Hayek sharply distinguished the intellectual development of Britain from that of Germany, though he warned that each might ultimately end in some form of despotic socialism. Following the great Western tradition harkening back to the Republics of Greece and Rome and the Italian Renaissance, Britain’s legal and political system evolved into one of liberty and equality through an embrace of the common law. The British system—in language as well as in law—treated human persons as distinct and unrepeatable ends, not as means to a third thing. For Hayek, Britain reached the apex of its civilization in the later half of the nineteenth century. Such classical liberals as Lords Acton and Prime Minister Gladstone represented the true intellectuals of cultured Britain. But, as Hayek clearly perceived, Great Britain had lost its interest in classical liberalism before the First World War and, by 1944, the British as a whole considered nineteenth-century liberalism as little more than passe, Victorian, and even downright embarrassing.
Germany, however, had long practiced the dark arts of statism and social welfare, and, by the early twentieth century, had come to dominate the intellectual thought in the non-British academic West. Germany was the home of the earliest socialists—Hegel, Marx, List, and Schmoller—who preached totalitarianism as the means for the realization of their own philosophies. As such and not surprisingly, these German socialists hated everything British and liberal, but especially its tradition of common law which they perceived—not incorrectly—as chaotic and disorderly. Still, after the democratic revolutions of 1848, the socialists necessarily mixed their philosophy with the rhetoric of classical liberalism to appeal to the rising masses. These two movements became one in the Social Democrats, and, unfortunately, many German classical liberals accepted this as a completely natural evolution of thought. In 1879, Bismarck created the first “scientifically planned” welfare state. As a result, intellectuals throughout the world considered Germany “progressive.” By 1928, the German government controlled fifty-three percent of the country’s economic resources, determining the fate of the entire nation. As the economy and democracy dived into a tailspin, Hitler stepped in, gained the levels of power, and asserted an order based on the will of man, rather than on the manifestation of nature.
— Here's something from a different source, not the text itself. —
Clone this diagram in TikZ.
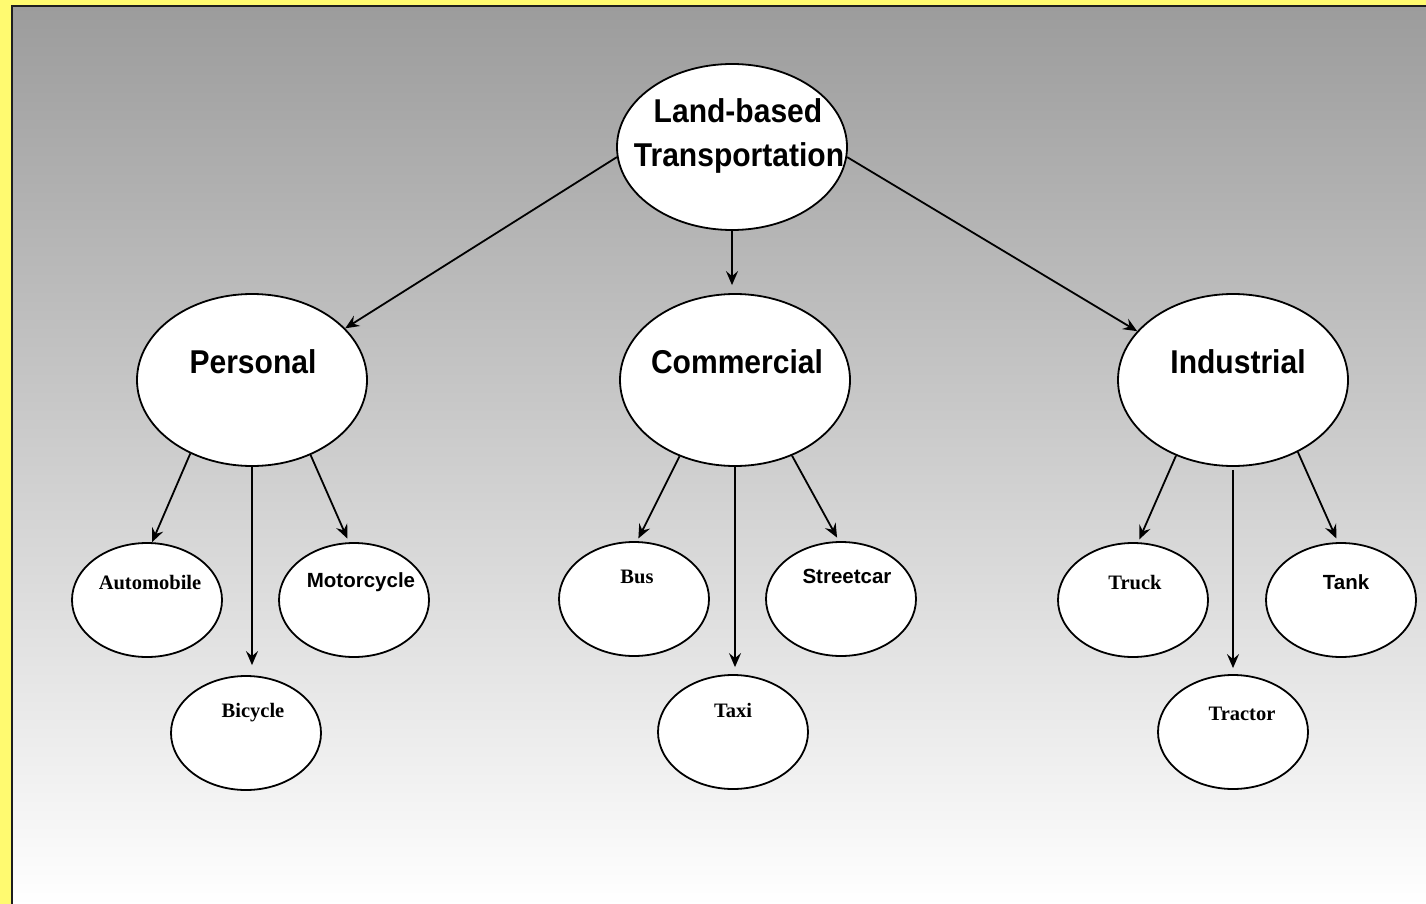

For Hayek, Naziism represented far more than what many regarded as an irrational and illogical movement. Instead, Hayek believed, Naziism resulted from the inevitable failure of the German experiment to mix socialism and democracy. As Hayek argued, “Fascism and National Socialism, on the other hand, grew out of the experience of an increasingly regulated society’s awakening to the fact that democratic and international socialism was aiming at compatible ideals.” Additionally, the “rise of fascism and Naziism was not a reaction against socialist trends of the proceeding period but a necessary outcome of those tendencies.” Most fascists started as socialists, he noted and, from the beginning, had hated everything that even slightly resembled the republican and the liberal. While modern leftists might balk at the possibility or even the accusation of such an inheritance, it is historically true that fascism and socialism have common roots, each being in opposition to the republican and liberal ideals of the West. Hitler, of course, believed originally in socialism, though he gradually shifted toward a form of corporatism in the 1930s, as he needed the aid of Germany’s largest industries to implement his own fascist program. The Italian dictator, Benito Mussolini, had also once believed himself a disciple of Lenin, but he also came to believe that that which inspired the Russian people would never work well for the Italian people.
Though Hayek never accepted the notion that iron-clad historical laws ruled the world, he certainly thought the rise of Nazi Germany demonstrated empirically that a democracy could destroy itself with socialist beliefs. The very institutions of liberalism and republicanism, when misused, can foster the totalitarianism of democracy. Parliaments, for example, based on representation of different geographical areas, constituencies, and interests, divide and then unite a country through the vote, a consensus. Rather than haggle openly and lose votes, the politicians delegate increasing power to the bureaucracy, and one person or a few people take control the economy. Bureaucratic planning and control inevitably corrupt and next destroy a democracy. After all, the planners must necessarily turn the individual into a “means” for the end of the social or general welfare of the country. In the process, even when not intending it, the planners destroy the “rule of law” which theoretically protected all peoples as political equals; the state must then exercise arbitrary force to protect its plan. In the process, the governmental bureaucracy turns both its resources and its institutions into propaganda. This immorality seeps into every aspect of a once-healthy society. The government, now ruled rather platonically by the lowest common denominator—that is, those who desire power—takes over, promoting some ideology or nationalism as a means of crushing opposition. Echoing Tocqueville, Hayek claimed that as economic controls lead to a less fluid market, the bureaucracy, in a vicious circle, must intervene more. Governments simply cannot calculate the sum of individual actions or create a price mechanism, both essential factors of a well-functioning market.
In almost incalculable ways, The Road to Serfdom served as a scholarly prelude to George Orwell’s 1984. While reading it, one gets a foreboding sense of imminent political collapse. One wants to run to the forsaken fallout shelter! Taken as an original historical source, The Road to Serfdom offers a fascinating, if frightening, glimpse into the 1940s. With its impeccable logical and (sometimes) oversimplified history, it still provides a powerful, intellectual insight into the risks of planning as well as an introduction to Hayek’s thought. It’s a polemic, but a fine one that stands the test of time.